[TASK REQUIREMENTS]
Pictures stay out of the copy; restate everything else in the material exactly.

[INFORMATION PROVIDED]

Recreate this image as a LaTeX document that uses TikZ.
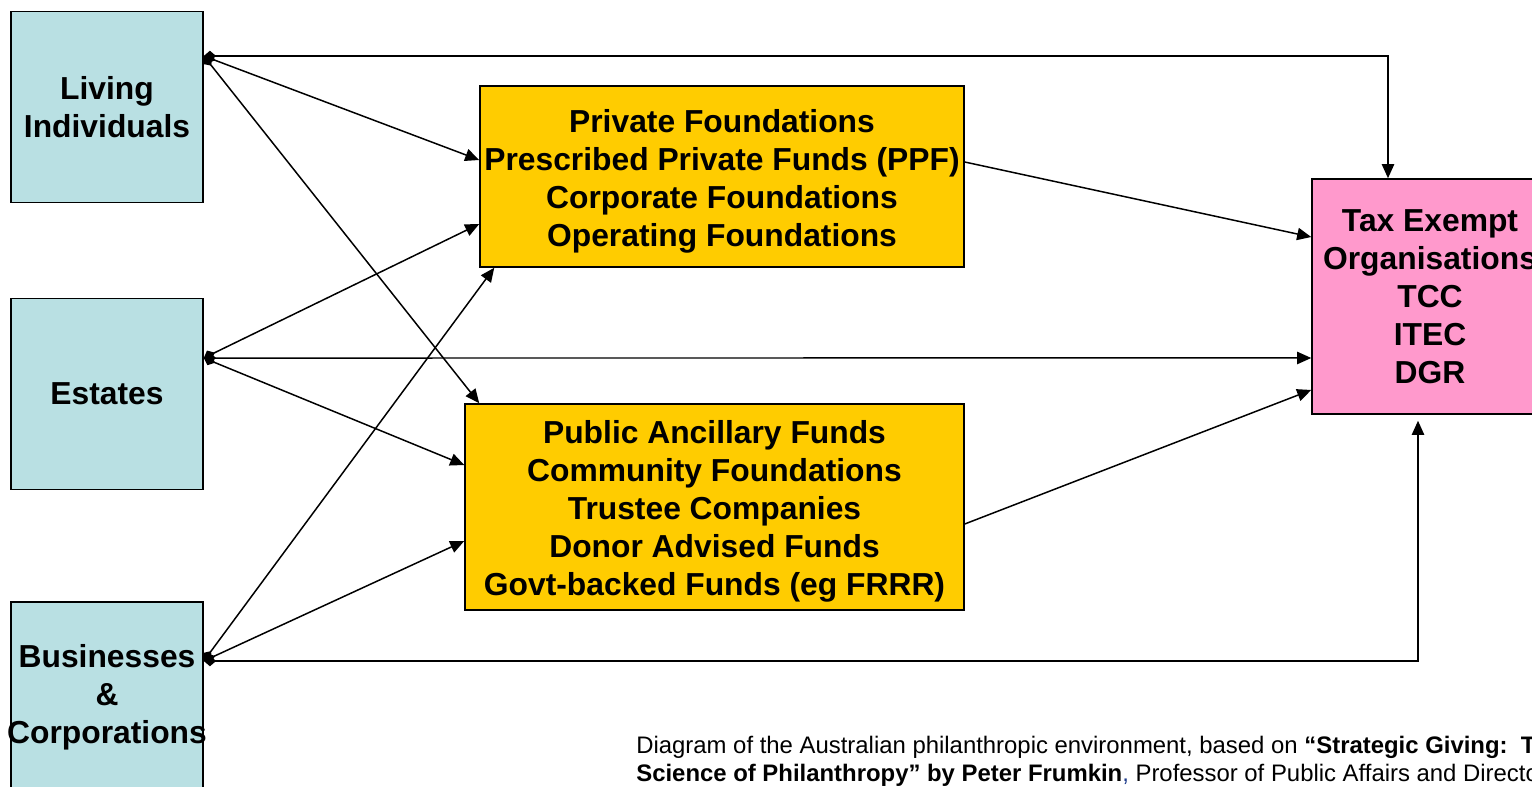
\documentclass[tikz,border=0pt]{standalone}
\usepackage{fontspec}
\setmainfont{Liberation Sans}
\usetikzlibrary{arrows.meta}

\definecolor{donorBlue}{RGB}{185,224,227}
\definecolor{fundGold}{RGB}{255,204,0}
\definecolor{charityPink}{RGB}{255,153,204}
\definecolor{linkBlue}{RGB}{30,60,140}

\begin{document}
\begin{tikzpicture}
[x=0.02cm, y=-0.02cm,
  boxDecorate/.style={shape=rectangle,draw,line width=0.9pt,inner sep=0pt,align=center,%
    font=\fontsize{18.1}{21.6}\selectfont\bfseries},%
  donorDecorate/.style={boxDecorate,fill=donorBlue,text width=3.84cm,minimum height=3.82cm},%
  fundDecorate/.style={boxDecorate,fill=fundGold},%
  fundText/.style={align=center,inner sep=0pt,yshift=-0.09cm,font=\fontsize{18.1}{21.6}\selectfont\bfseries},%
  lineDecorate/.style={{Diamond[length=7pt,width=6pt]}-{Triangle[length=8pt,width=7pt]},line width=0.85pt},%
  arrowDecorate/.style={-{Triangle[length=8pt,width=7pt]},line width=0.85pt}]
\useasboundingbox (0,0) rectangle (1532,787);
\clip (0,0) rectangle (1532,787);

%% donors on the left
\foreach \nodename/\y/\label in {
  living/107/{Living\\Individuals}, estates/394/{Estates},
  business/697.5/{Businesses\\\&\\\makebox[\linewidth]{Corporations}}}
{
  \node (\nodename) at (107,\y) [donorDecorate] {\label};
}

%% intermediaries
\node (private) at (722,176.5) [fundDecorate,minimum width=9.68cm,minimum height=3.62cm,
  label={[fundText]center:Private Foundations\\Prescribed Private Funds (PPF)\\Corporate Foundations\\Operating Foundations}] {};
\node (public) at (714.5,507) [fundDecorate,minimum width=9.98cm,minimum height=4.12cm,
  label={[fundText]center:Public Ancillary Funds\\Community Foundations\\Trustee Companies\\Donor Advised Funds\\Govt-backed Funds (eg FRRR)}] {};

%% recipients
\node (exempt) at (1430,296.5) [boxDecorate,fill=charityPink,minimum width=4.72cm,minimum height=4.70cm]
  {Tax Exempt\\Organisations\\TCC\\ITEC\\DGR};

%% source note
\node (note) at (636,761) [anchor=west,align=left,inner sep=0pt,font=\fontsize{13.6}{15.9}\selectfont]
  {Diagram of the Australian philanthropic environment, based on \textbf{“Strategic Giving:\ \ The Art and}\\
   \textbf{Science of Philanthropy” by Peter Frumkin}{\color{linkBlue},} Professor of Public Affairs and Director};

%% ports
\coordinate (livingOut) at ([yshift=1.02cm]living.east);
\coordinate (estatesOut) at ([yshift=0.72cm]estates.east);
\coordinate (businessOut) at ([yshift=0.73cm]business.east);
\coordinate (privateInA) at ([yshift=0.33cm]private.west);
\coordinate (privateInB) at ([yshift=-0.95cm]private.west);
\coordinate (privateInC) at ([xshift=0.3cm]private.south west);
\coordinate (publicInA) at ([xshift=0.3cm]public.north west);
\coordinate (publicInB) at ([yshift=0.84cm]public.west);
\coordinate (publicInC) at ([yshift=-0.68cm]public.west);
\coordinate (exemptInA) at ([yshift=1.19cm]exempt.west);
\coordinate (exemptInB) at ([yshift=-1.23cm]exempt.west);
\coordinate (exemptInC) at ([yshift=-1.87cm]exempt.west);

%% edges or lines
\path
\foreach \startnode/\endnode in {
  livingOut/privateInA, livingOut/publicInA, estatesOut/privateInB,
  estatesOut/exemptInB, estatesOut/publicInB, businessOut/privateInC,
  businessOut/publicInC}
{
  (\startnode) edge[lineDecorate] (\endnode)
};
\draw[lineDecorate] (livingOut) -| ([xshift=-0.84cm]exempt.north);
\draw[lineDecorate] (businessOut) -| ([xshift=-0.24cm,yshift=-0.12cm]exempt.south);
\draw[arrowDecorate] ([yshift=0.29cm]private.east) -- (exemptInA);
\draw[arrowDecorate] ([yshift=-0.34cm]public.east) -- (exemptInC);
\end{tikzpicture}
\end{document}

[SOLUTION TO THIS TASK]
Recreate this image as a LaTeX document that uses TikZ.
\documentclass[tikz,border=0pt]{standalone}
\usepackage{fontspec}
\setmainfont{Liberation Sans}
\usetikzlibrary{arrows.meta}

\definecolor{donorBlue}{RGB}{185,224,227}
\definecolor{fundGold}{RGB}{255,204,0}
\definecolor{charityPink}{RGB}{255,153,204}
\definecolor{linkBlue}{RGB}{30,60,140}

\begin{document}
\begin{tikzpicture}
[x=0.02cm, y=-0.02cm,
  boxDecorate/.style={shape=rectangle,draw,line width=0.9pt,inner sep=0pt,align=center,%
    font=\fontsize{18.1}{21.6}\selectfont\bfseries},%
  donorDecorate/.style={boxDecorate,fill=donorBlue,text width=3.84cm,minimum height=3.82cm},%
  fundDecorate/.style={boxDecorate,fill=fundGold},%
  fundText/.style={align=center,inner sep=0pt,yshift=-0.09cm,font=\fontsize{18.1}{21.6}\selectfont\bfseries},%
  lineDecorate/.style={{Diamond[length=7pt,width=6pt]}-{Triangle[length=8pt,width=7pt]},line width=0.85pt},%
  arrowDecorate/.style={-{Triangle[length=8pt,width=7pt]},line width=0.85pt}]
\useasboundingbox (0,0) rectangle (1532,787);
\clip (0,0) rectangle (1532,787);

%% donors on the left
\foreach \nodename/\y/\label in {
  living/107/{Living\\Individuals}, estates/394/{Estates},
  business/697.5/{Businesses\\\&\\\makebox[\linewidth]{Corporations}}}
{
  \node (\nodename) at (107,\y) [donorDecorate] {\label};
}

%% intermediaries
\node (private) at (722,176.5) [fundDecorate,minimum width=9.68cm,minimum height=3.62cm,
  label={[fundText]center:Private Foundations\\Prescribed Private Funds (PPF)\\Corporate Foundations\\Operating Foundations}] {};
\node (public) at (714.5,507) [fundDecorate,minimum width=9.98cm,minimum height=4.12cm,
  label={[fundText]center:Public Ancillary Funds\\Community Foundations\\Trustee Companies\\Donor Advised Funds\\Govt-backed Funds (eg FRRR)}] {};

%% recipients
\node (exempt) at (1430,296.5) [boxDecorate,fill=charityPink,minimum width=4.72cm,minimum height=4.70cm]
  {Tax Exempt\\Organisations\\TCC\\ITEC\\DGR};

%% source note
\node (note) at (636,761) [anchor=west,align=left,inner sep=0pt,font=\fontsize{13.6}{15.9}\selectfont]
  {Diagram of the Australian philanthropic environment, based on \textbf{“Strategic Giving:\ \ The Art and}\\
   \textbf{Science of Philanthropy” by Peter Frumkin}{\color{linkBlue},} Professor of Public Affairs and Director};

%% ports
\coordinate (livingOut) at ([yshift=1.02cm]living.east);
\coordinate (estatesOut) at ([yshift=0.72cm]estates.east);
\coordinate (businessOut) at ([yshift=0.73cm]business.east);
\coordinate (privateInA) at ([yshift=0.33cm]private.west);
\coordinate (privateInB) at ([yshift=-0.95cm]private.west);
\coordinate (privateInC) at ([xshift=0.3cm]private.south west);
\coordinate (publicInA) at ([xshift=0.3cm]public.north west);
\coordinate (publicInB) at ([yshift=0.84cm]public.west);
\coordinate (publicInC) at ([yshift=-0.68cm]public.west);
\coordinate (exemptInA) at ([yshift=1.19cm]exempt.west);
\coordinate (exemptInB) at ([yshift=-1.23cm]exempt.west);
\coordinate (exemptInC) at ([yshift=-1.87cm]exempt.west);

%% edges or lines
\path
\foreach \startnode/\endnode in {
  livingOut/privateInA, livingOut/publicInA, estatesOut/privateInB,
  estatesOut/exemptInB, estatesOut/publicInB, businessOut/privateInC,
  businessOut/publicInC}
{
  (\startnode) edge[lineDecorate] (\endnode)
};
\draw[lineDecorate] (livingOut) -| ([xshift=-0.84cm]exempt.north);
\draw[lineDecorate] (businessOut) -| ([xshift=-0.24cm,yshift=-0.12cm]exempt.south);
\draw[arrowDecorate] ([yshift=0.29cm]private.east) -- (exemptInA);
\draw[arrowDecorate] ([yshift=-0.34cm]public.east) -- (exemptInC);
\end{tikzpicture}
\end{document}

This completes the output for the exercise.